Although she did not care for the tantrums, Celia sympathized with the boy. As the youngest, he was acutely aware of the examples set by his father and brothers. Not that Drew and Scotty were all that perfect. Not if you knew them as well as she did. Drew’s fierce blue eyes always seemed to be judging what was happening around him, and the verdict was usually guilty. His face was settling into a permanent scowl; he’d developed a rasping, solitary cough whose sole purpose was to express impatience. He’d taken to drumming his fingers, sometimes so loudly that it would stop people speaking. As a boy, the power in his broad shoulders and unbreakable wrists had been deployed for athletic triumph. Now, as he abandoned sports, she could see that his strength was transforming into that of a boardroom bully.

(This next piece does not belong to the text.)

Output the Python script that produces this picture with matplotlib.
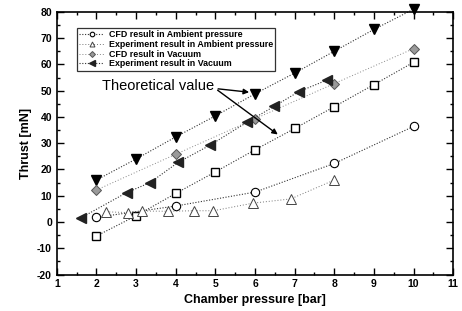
import matplotlib
matplotlib.use('Agg')
import matplotlib.pyplot as plt
from matplotlib.ticker import MultipleLocator

# Chamber pressure [bar] and thrust [mN]
p_theory = [2, 3, 4, 5, 6, 7, 8, 9, 10]
thr_theory_vac = [16, 24, 32.4, 40.4, 48.8, 56.7, 65.0, 73.3, 81.0]
thr_theory_amb = [-5.3, 2.4, 10.9, 19.1, 27.5, 35.6, 43.9, 52.3, 60.8]

p_cfd_amb = [2, 4, 6, 8, 10]
thr_cfd_amb = [1.8, 6.1, 11.4, 22.3, 36.4]

p_exp_amb = [2.25, 2.8, 3.15, 3.8, 4.45, 4.95, 5.95, 6.9, 8.0]
thr_exp_amb = [3.9, 3.6, 4.2, 4.1, 4.3, 4.3, 7.2, 8.8, 16.0]

p_cfd_vac = [2, 4, 6, 8, 10]
thr_cfd_vac = [12.2, 25.8, 39.3, 52.7, 66.0]

p_exp_vac = [1.62, 2.76, 3.35, 4.06, 4.87, 5.8, 6.48, 7.1, 7.81]
thr_exp_vac = [1.7, 11.2, 15.0, 22.7, 29.3, 38.0, 44.0, 49.6, 54.0]

plt.rcParams['font.family'] = ['Liberation Sans', 'DejaVu Sans']
plt.rcParams['axes.unicode_minus'] = False

fig = plt.figure(figsize=(4.62, 3.11), dpi=100)
ax = fig.add_axes([0.123, 0.117, 0.858, 0.845])

line_kw = dict(linestyle=(0, (1, 1.5)), linewidth=0.8, color='#333333')

ax.plot(p_theory, thr_theory_vac, marker='v', markersize=7, markerfacecolor='black',
        markeredgecolor='black', clip_on=False, **line_kw)
ax.plot(p_theory, thr_theory_amb, marker='s', markersize=5.5, markerfacecolor='white',
        markeredgecolor='black', markeredgewidth=1.0, **line_kw)
ax.plot(p_cfd_amb, thr_cfd_amb, marker='o', markersize=6, markerfacecolor='white',
        markeredgecolor='black', markeredgewidth=0.8, label='CFD result in Ambient pressure', **line_kw)
ax.plot(p_exp_amb, thr_exp_amb, marker='^', markersize=6.5, markerfacecolor='white',
        markeredgecolor='#444444', markeredgewidth=0.7, label='Experiment result in Ambient pressure',
        linestyle=(0, (1, 2)), linewidth=0.7, color='#777777')
ax.plot(p_cfd_vac, thr_cfd_vac, marker='D', markersize=5.5, markerfacecolor='#9a9a9a',
        markeredgecolor='#555555', markeredgewidth=0.7, label='CFD result in Vacuum',
        linestyle=(0, (1, 2)), linewidth=0.7, color='#888888')
ax.plot(p_exp_vac, thr_exp_vac, marker='<', markersize=7, markerfacecolor='#222222',
        markeredgecolor='#222222', label='Experiment result in Vacuum', **line_kw)

ax.set_xlim(1, 11)
ax.set_ylim(-20, 80)
ax.xaxis.set_major_locator(MultipleLocator(1))
ax.xaxis.set_minor_locator(MultipleLocator(0.5))
ax.yaxis.set_major_locator(MultipleLocator(10))
ax.yaxis.set_minor_locator(MultipleLocator(5))
ax.tick_params(which='both', direction='in', top=True, right=True, labelsize=7.5, width=1.0)
ax.tick_params(which='major', length=5)
ax.tick_params(which='minor', length=2.5)
for lab in ax.get_xticklabels() + ax.get_yticklabels():
    lab.set_fontweight('bold')
for sp in ax.spines.values():
    sp.set_linewidth(1.2)

ax.set_xlabel('Chamber pressure [bar]', fontsize=9, fontweight='bold', labelpad=3)
ax.set_ylabel('Thrust [mN]', fontsize=9, fontweight='bold', labelpad=4)

leg = ax.legend(loc='upper left', bbox_to_anchor=(0.04, 0.955), fontsize=6.4, frameon=True,
                fancybox=False, edgecolor='black', handlelength=2.8, handletextpad=0.5,
                borderpad=0.25, labelspacing=0.08, markerscale=0.55)
leg.get_frame().set_linewidth(0.9)
for t in leg.get_texts():
    t.set_fontweight('bold')

ax.text(2.15, 51.7, 'Theoretical value', fontsize=10.5, va='center', ha='left')
ax.annotate('', xy=(5.92, 49.3), xytext=(5.0, 50.8),
            arrowprops=dict(arrowstyle='-|>', color='black', lw=1.0, mutation_scale=8))
ax.annotate('', xy=(6.63, 32.7), xytext=(5.0, 50.8),
            arrowprops=dict(arrowstyle='-|>', color='black', lw=1.0, mutation_scale=8))

fig.savefig('out.png', dpi=100)
plt.close(fig)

Scotty’s flaws went in the opposite direction. His once-sharp eyes were now smudged by a vacant satisfaction, his thin lips were always a little slack. He was every bit as strongly built as Drew, but he seemed to be in the process of powering down, as if he’d used his strength to exit the turbulent atmosphere of adolescence and was happy to glide through a frictionless manhood. Never a talker, he was now encased in a silence that she feared signified an expanding void. His friendly smile attracted people to him, yet it was distributed indiscriminately, as if it was more of a buffer against intimacy than an invitation to it.

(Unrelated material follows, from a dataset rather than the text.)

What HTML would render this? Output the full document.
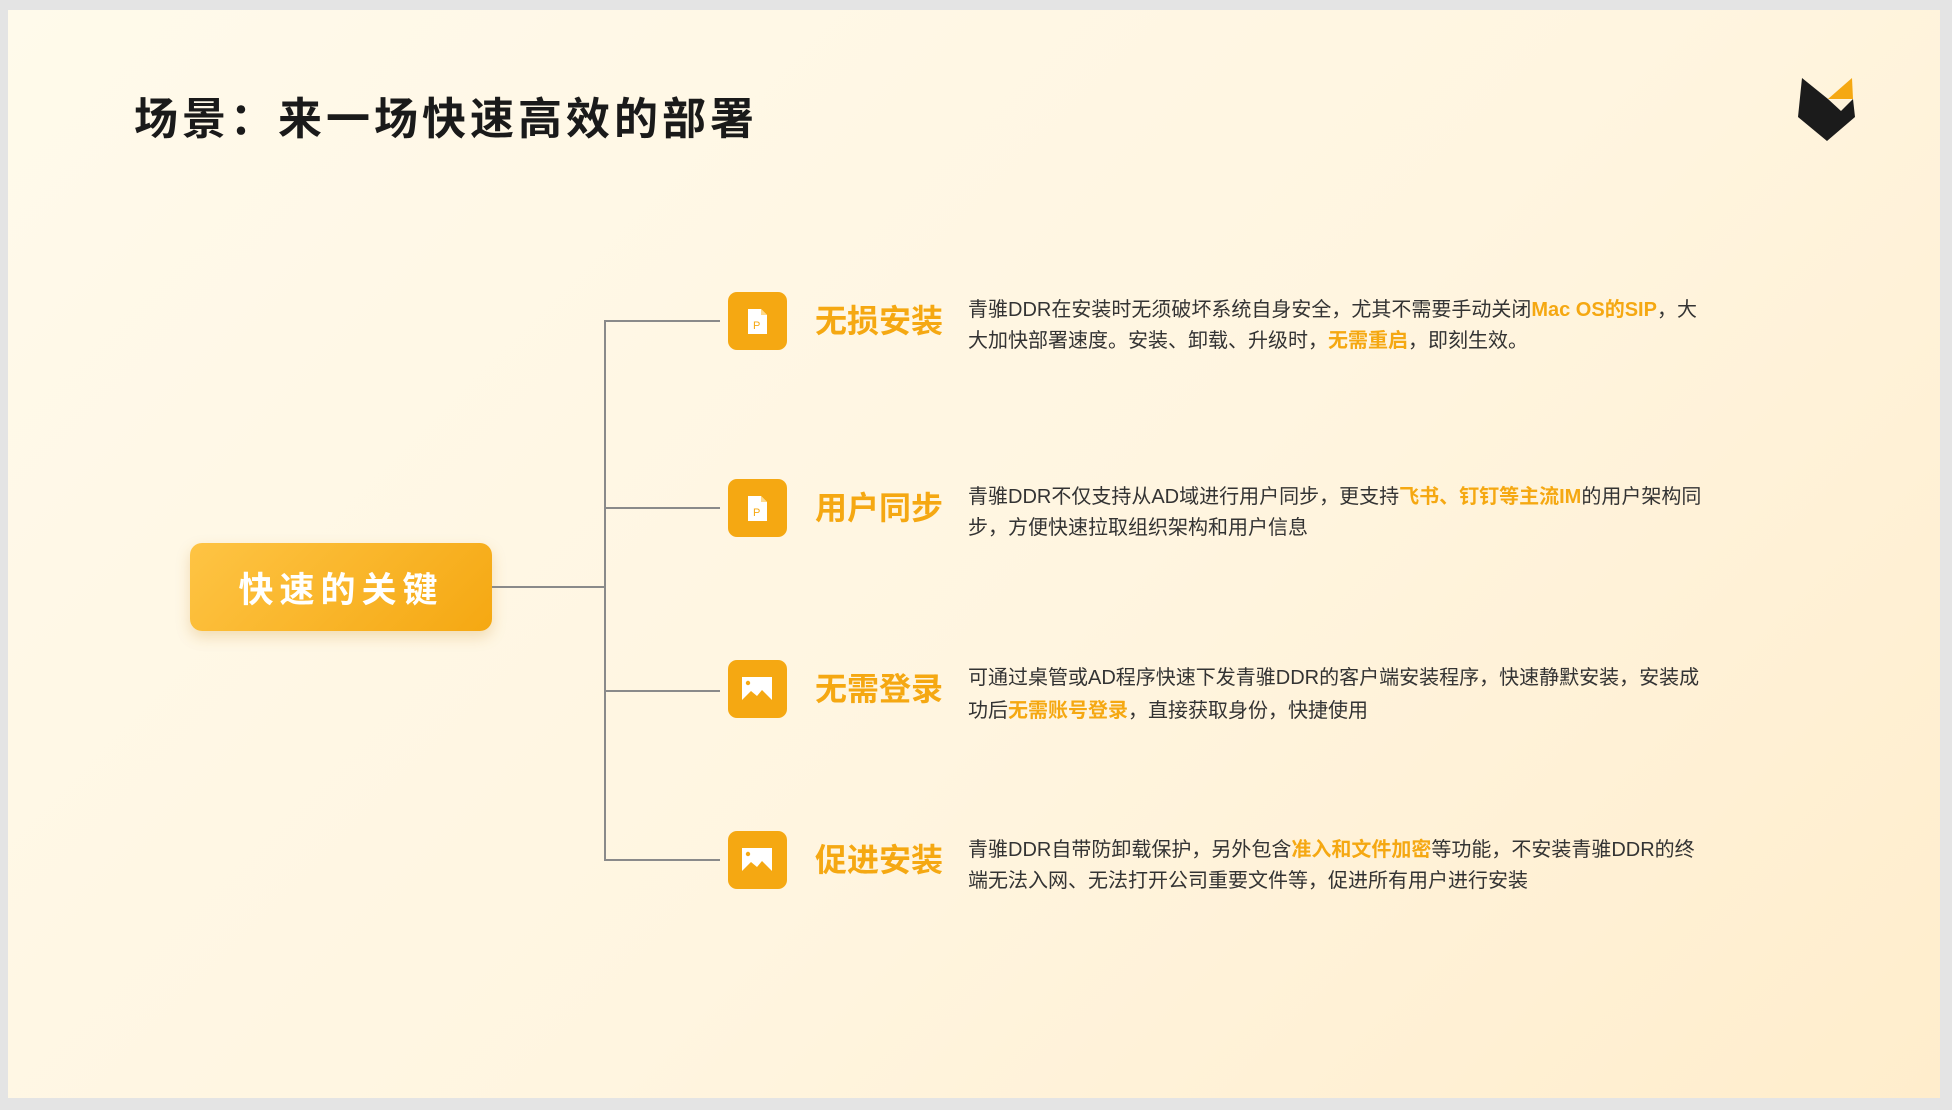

But most people, including their little brother, only saw a pair of tall, broad-shouldered, strong-jawed young men who succeeded at everything they tried. Jack lacked their ability to hide his flaws. And he was well aware that big things were expected of him. But the world was not exactly proving to be his oyster. Fearing failure or, worse, invisibility, he drew attention to himself by misbehaving. Talking back to teachers. Staying out past curfew. Being a little too rough on the playground. Using his intelligence and sharp tongue as weapons.
Eighth grade had been particularly bad, his rebelliousness now fueled by puberty. His anger focused on the female of the species. There were tense phone calls from concerned mothers. It all reached a nadir when he came perilously close to getting suspended for calling his art teacher a bitch. Celia had to pull out all the stops to keep that from happening. She began to worry that the pressure that had turned her first two sons into diamonds was grinding her youngest into toxic dust.
His freshman year was worse. Scotty was a senior then, the big man on campus, whose triumphs Jack took as a personal affront. And so he acted out. First, he got kicked off the tennis team after throwing a profanity-laced, racket-splintering hissy fit that would have made McEnroe blush. There were more run-ins with faculty; more calls from parents. The most disturbing incident, however, came on the evening Celia stepped into his room to find him seated shirtless at his computer, his back to the door. She’d knocked, unheard—his earbuds played some brutal growling music. On-screen, a horrifying video clip played: a woman kneeled, naked, her breasts pinched painfully together by leather straps. Her gagged mouth and chest were smeared with blood that streamed from her nose. Her frightened eyes, rimmed with mascara or bruises or both, skittishly roamed the hooded, hairy-shouldered men encircling her, all of whom stroked grotesquely swollen members that they pointed at her like muskets.